Ia mengatakan bahan baku kedelai impor yang digunakan untuk membuat tempe tidak bisa digantikan dengan kedelai lokal karena kualitasnya tidak sama yang dapat berdampak pada hasil tempe.
"Kalau menggunakan kedelai impor maka tempe tersebut bisa tahan selama 3 hari, sedangkan kalau pakai kedelai lokal maka kadang-kadang sehari sudah tumbuh jamur dan tidak bisa untuk dimasak," ujarnya.
Harga Kedelai Melonjak
Perajin tempe lainnya Aminah yang mengeluhkan mahalnya harga bahan baku kedelai selama beberapa pekan terakhir, sehingga para pembuat tempe mengatur strategi agar tidak merugi.

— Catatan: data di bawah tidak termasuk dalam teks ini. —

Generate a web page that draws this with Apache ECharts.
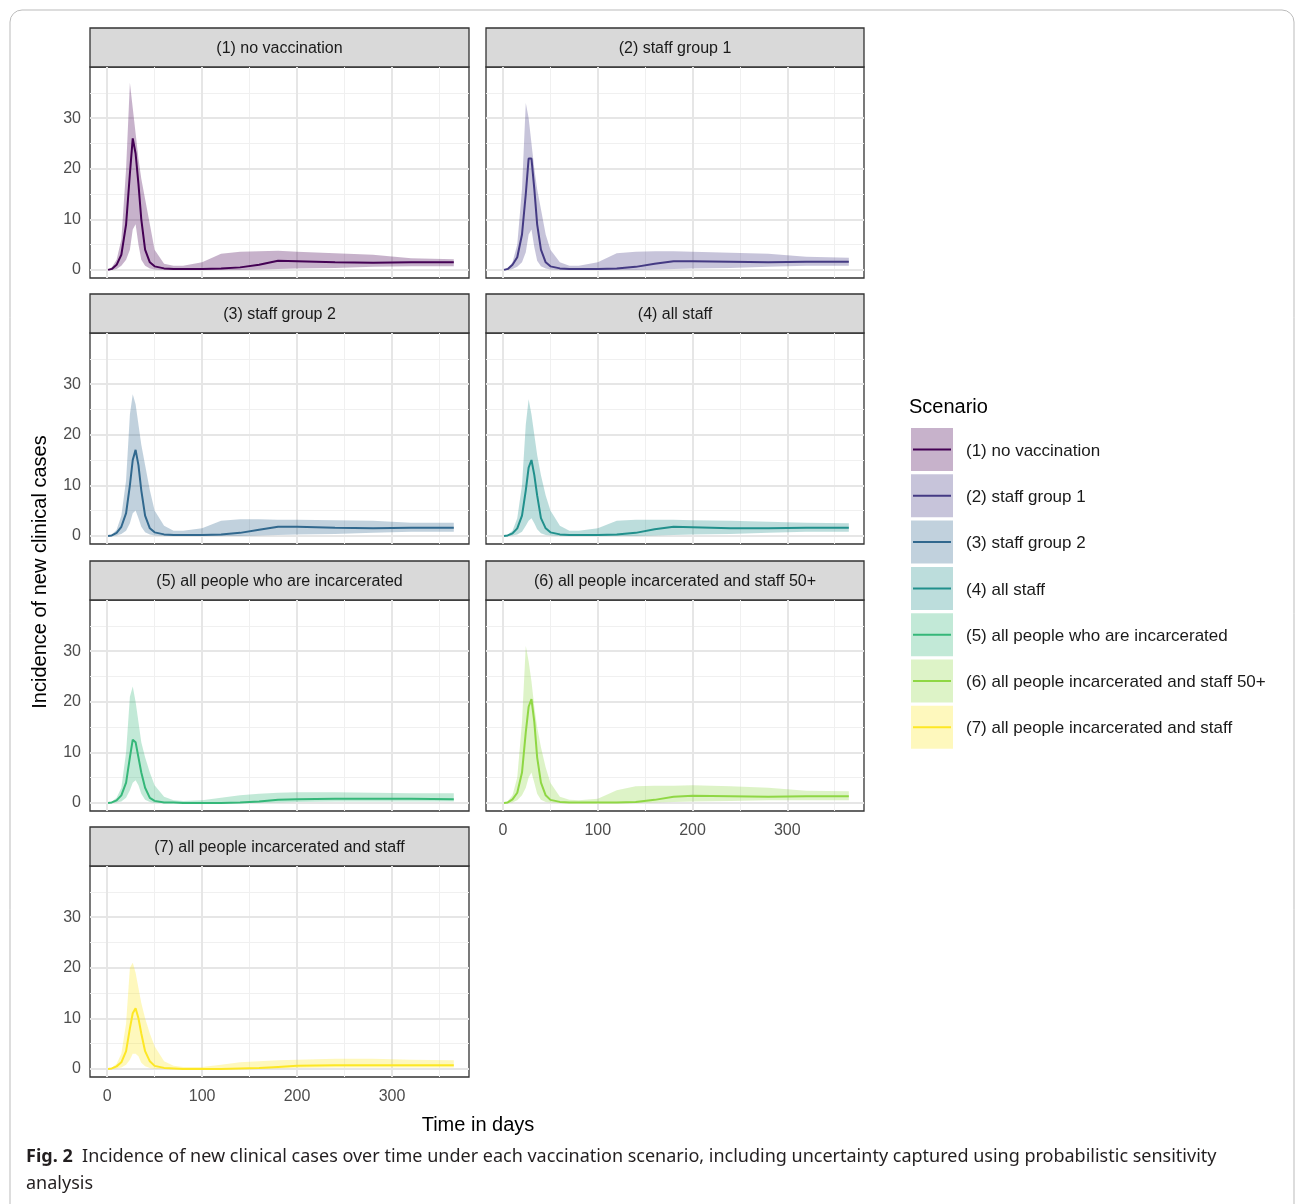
<!DOCTYPE html>
<html><head><meta charset="utf-8">
<script src="https://cdn.jsdelivr.net/npm/echarts@6/dist/echarts.min.js"></script>
<style>html,body{margin:0;padding:0;background:#fff}#c{width:1295px;height:1204px}</style>
</head><body><div id="c"></div>
<script>
const days = [1,5,10,15,20,24,27,30,33,36,40,45,50,60,70,80,100,120,140,160,180,200,240,280,320,365];
const scenarios = ["(1) no vaccination","(2) staff group 1","(3) staff group 2","(4) all staff","(5) all people who are incarcerated","(6) all people incarcerated and staff 50+","(7) all people incarcerated and staff"];
const colors = ["#440154","#443A83","#31688E","#21908C","#35B779","#8FD744","#FDE725"];
const xTicks = [0,100,200,300];
const xMinor = [50,150,250,350];
const yTicks = [0,10,20,30];
const yMinor = [5,15,25,35];

const med1=[0,0.2,1,3,9,19,26,23,17,10,4,1.5,0.7,0.3,0.2,0.2,0.2,0.3,0.5,1,1.8,1.7,1.5,1.4,1.5,1.5];
const up1 =[0,0.5,2,6,20,37,32,27,22,18,14,9,4,1.2,0.8,0.8,1.5,3.2,3.6,3.7,3.8,3.6,3.3,3,2.3,2.1];
const lo1 =[0,0,0.2,0.8,2,4,8,9,5,2,0.8,0.3,0.1,0,0,0,0,0,0,0.1,0.2,0.3,0.4,0.6,0.7,0.7];
const med2=[0,0.2,1,2.5,7,15,22,22,16,9,4,1.5,0.7,0.3,0.2,0.2,0.2,0.3,0.6,1.2,1.7,1.7,1.6,1.5,1.6,1.6];
const up2 =[0,0.4,1.5,5,16,33,30,25,20,16,12,7,4,1.5,0.8,0.8,1.5,3.3,3.6,3.7,3.7,3.6,3.4,3.2,2.6,2.4];
const lo2 =[0,0,0.2,0.6,1.5,3.5,7,8,4.5,1.8,0.7,0.3,0.1,0,0,0,0,0,0,0.1,0.2,0.3,0.4,0.6,0.8,0.8];
const med3=[0,0.1,0.6,1.8,4.5,10,15,17,14,9,4,1.5,0.7,0.3,0.2,0.2,0.2,0.3,0.6,1.2,1.8,1.8,1.6,1.5,1.6,1.6];
const up3 =[0,0.3,1.2,4,11,24,28,26,22,18,14,9,5,2,1,1,1.5,3,3.3,3.3,3.2,3.2,3.1,3,2.6,2.6];
const lo3 =[0,0,0.1,0.4,1,2.5,4.5,5,3.5,1.8,0.7,0.3,0.1,0,0,0,0,0,0,0.1,0.2,0.3,0.4,0.6,0.8,0.8];
const med4=[0,0.1,0.5,1.5,4,9,13.5,15,12,8,3.5,1.5,0.7,0.3,0.2,0.2,0.2,0.3,0.6,1.3,1.8,1.7,1.5,1.5,1.6,1.6];
const up4 =[0,0.3,1,3.5,10,22,27,24,20,16,12,8,5,2,1,1,1.5,3,3.2,3.2,3.2,3.1,3,2.8,2.6,2.5];
const lo4 =[0,0,0.1,0.3,0.8,2,3,3.5,2.5,1.3,0.5,0.2,0.1,0,0,0,0,0,0,0.1,0.2,0.3,0.4,0.6,0.8,0.8];
const med5=[0,0.1,0.5,1.5,4,9,12.5,12,9,6,3,1,0.4,0.1,0.1,0,0,0,0.1,0.3,0.6,0.7,0.8,0.8,0.8,0.7];
const up5 =[0,0.3,1,3,10,21,23,20,16,12,9,6,3.5,1.2,0.5,0.4,0.5,1,1.5,1.8,2,2.1,2.1,2,1.9,1.9];
const lo5 =[0,0,0.1,0.3,1,2.5,4,4.5,3.5,1.8,0.6,0.2,0,0,0,0,0,0,0,0.05,0.1,0.2,0.3,0.3,0.3,0.3];
const med6=[0,0.1,0.7,2,6,14,19,20.5,16,9,4,1.5,0.6,0.2,0.1,0.1,0.1,0.1,0.2,0.6,1.2,1.4,1.3,1.2,1.3,1.3];
const up6 =[0,0.4,1.5,5,16,31,28,24,19,15,11,7,4,1.2,0.6,0.5,0.8,2.5,3.3,3.4,3.4,3.5,3.3,3,2.4,2.3];
const lo6 =[0,0,0.1,0.5,1.5,3,5,6,4,1.8,0.6,0.2,0.1,0,0,0,0,0,0,0.1,0.2,0.3,0.4,0.5,0.5,0.5];
const med7=[0,0.1,0.5,1.3,3.5,8,11,12,10,7,3.5,1.5,0.6,0.2,0.1,0,0,0,0.1,0.2,0.4,0.6,0.7,0.7,0.7,0.7];
const up7 =[0,0.3,1,3,9,20,21,19,16,13,10,7,4.5,1.5,0.6,0.4,0.4,0.8,1.3,1.5,1.7,1.8,2,2,1.8,1.7];
const lo7 =[0,0,0.1,0.3,0.8,1.8,3,3,2.5,1.2,0.5,0.2,0,0,0,0,0,0,0,0.05,0.1,0.2,0.3,0.3,0.3,0.3];

const meds=[med1,med2,med3,med4,med5,med6,med7];
const ups=[up1,up2,up3,up4,up5,up6,up7];
const los=[lo1,lo2,lo3,lo4,lo5,lo6,lo7];

function rgba(hex,a){const n=parseInt(hex.slice(1),16);return `rgba(${n>>16},${(n>>8)&255},${n&255},${a})`;}

const colLeft=[90,486], colW=[379,378];
const rowTop=[67,333,600,866], plotH=211, stripH=39;
const FONT='"Liberation Sans"';
const grids=[],xAxes=[],yAxes=[],series=[],graphics=[];
scenarios.forEach((name,i)=>{
  const r=Math.floor(i/2), c=i%2;
  const left=colLeft[c], top=rowTop[r], w=colW[c];
  grids.push({left:left,top:top,width:w,height:plotH,show:true,borderColor:'#333',borderWidth:1.3,backgroundColor:'#fff',containLabel:false});
  const showX = (i===6||i===5);
  const showY = (c===0);
  xAxes.push({type:'value',gridIndex:i,min:-18,max:381,splitLine:{show:false},axisLine:{show:false},
    axisTick:{show:showX,length:5,lineStyle:{color:'#333'},customValues:xTicks},
    axisLabel:{show:showX,customValues:xTicks,color:'#4d4d4d',fontSize:16,fontFamily:'Liberation Sans',margin:12}});
  yAxes.push({type:'value',gridIndex:i,min:-1.6,max:40.1,splitLine:{show:false},axisLine:{show:false},
    axisTick:{show:showY,length:5,lineStyle:{color:'#333'},customValues:yTicks},
    axisLabel:{show:showY,customValues:yTicks,color:'#4d4d4d',fontSize:16,fontFamily:'Liberation Sans',margin:9}});
  const ml=[];
  xMinor.forEach(v=>ml.push({xAxis:v,lineStyle:{color:'#f0f0f0',width:1,type:'solid'}}));
  yMinor.forEach(v=>ml.push({yAxis:v,lineStyle:{color:'#f0f0f0',width:1,type:'solid'}}));
  xTicks.forEach(v=>ml.push({xAxis:v,lineStyle:{color:'#e6e6e6',width:2,type:'solid'}}));
  yTicks.forEach(v=>ml.push({yAxis:v,lineStyle:{color:'#e6e6e6',width:2,type:'solid'}}));
  const lo=los[i], up=ups[i];
  series.push({type:'custom',xAxisIndex:i,yAxisIndex:i,silent:true,z:2,
    data:[[days[0],lo[0]]],
    renderItem:function(params,api){
      const pts=[];
      for(let k=0;k<days.length;k++) pts.push(api.coord([days[k],up[k]]));
      for(let k=days.length-1;k>=0;k--) pts.push(api.coord([days[k],lo[k]]));
      return {type:'polygon',shape:{points:pts},style:{fill:rgba(colors[i],0.3)}};
    },
    markLine:{silent:true,symbol:'none',label:{show:false},animation:false,z:1,data:ml}});
  series.push({type:'line',xAxisIndex:i,yAxisIndex:i,symbol:'none',silent:true,z:3,
    lineStyle:{width:2,color:colors[i]},data:days.map((d,k)=>[d,meds[i][k]])});
  graphics.push({type:'rect',shape:{x:left,y:top-stripH,width:w,height:stripH},style:{fill:'#d9d9d9',stroke:'#333',lineWidth:1.3}});
  graphics.push({type:'text',x:left+w/2,y:top-stripH/2+1,style:{text:name,font:'16px '+FONT,fill:'#1a1a1a',align:'center',verticalAlign:'middle'}});
});
graphics.push({type:'text',x:909,y:407,style:{text:'Scenario',font:'20px '+FONT,fill:'#000',verticalAlign:'middle'}});
scenarios.forEach((name,i)=>{
  const y=428+i*46.3;
  graphics.push({type:'rect',shape:{x:911,y:y,width:42,height:43},style:{fill:rgba(colors[i],0.3)}});
  graphics.push({type:'line',shape:{x1:913,y1:y+21.5,x2:951,y2:y+21.5},style:{stroke:colors[i],lineWidth:2}});
  graphics.push({type:'text',x:966,y:y+23,style:{text:name,font:'17px '+FONT,fill:'#1a1a1a',verticalAlign:'middle'}});
});
graphics.push({type:'text',x:40,y:572,rotation:Math.PI/2,style:{text:'Incidence of new clinical cases',font:'20px '+FONT,fill:'#000',align:'center',verticalAlign:'middle'}});
graphics.push({type:'text',x:478,y:1125,style:{text:'Time in days',font:'20px '+FONT,fill:'#000',align:'center',verticalAlign:'middle'}});
graphics.push({type:'rect',shape:{x:10,y:10,width:1284,height:1210,r:12},style:{fill:'none',stroke:'#bbb',lineWidth:1},z:-1});
graphics.push({type:'text',x:26,y:1157,style:{rich:{b:{font:'bold 18px "Noto Sans"',fill:'#231f20'},n:{font:'18px "Noto Sans"',fill:'#231f20'}},text:'{b|Fig. 2}{n|  Incidence of new clinical cases over time under each vaccination scenario, including uncertainty captured using probabilistic sensitivity}',verticalAlign:'middle'}});
graphics.push({type:'text',x:26,y:1184,style:{text:'analysis',font:'18px "Noto Sans"',fill:'#231f20',verticalAlign:'middle'}});

const chart=echarts.init(document.getElementById('c'),null,{renderer:'canvas'});
chart.setOption({animation:false,grid:grids,xAxis:xAxes,yAxis:yAxes,series:series,graphic:graphics});
</script></body></html>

"Harga kedelai impor Rp11.500 per kilogram, padahal sebelumnya harga di kisaran Rp6.200 per kilogram. Saya berharap pemerintah juga memberikan solusi atas kenaikan harga kedelai, agar kami bisa tetap memproduksi tempe," katanya.
Pantauan di sejumlah pasar tradisional, para pedagang tetap menjual tempe dan tahu kepada masyarakat karena produksi tempe dan tahu tetap berjalan, namun ukurannya lebih kecil dibandingkan sebelumnya.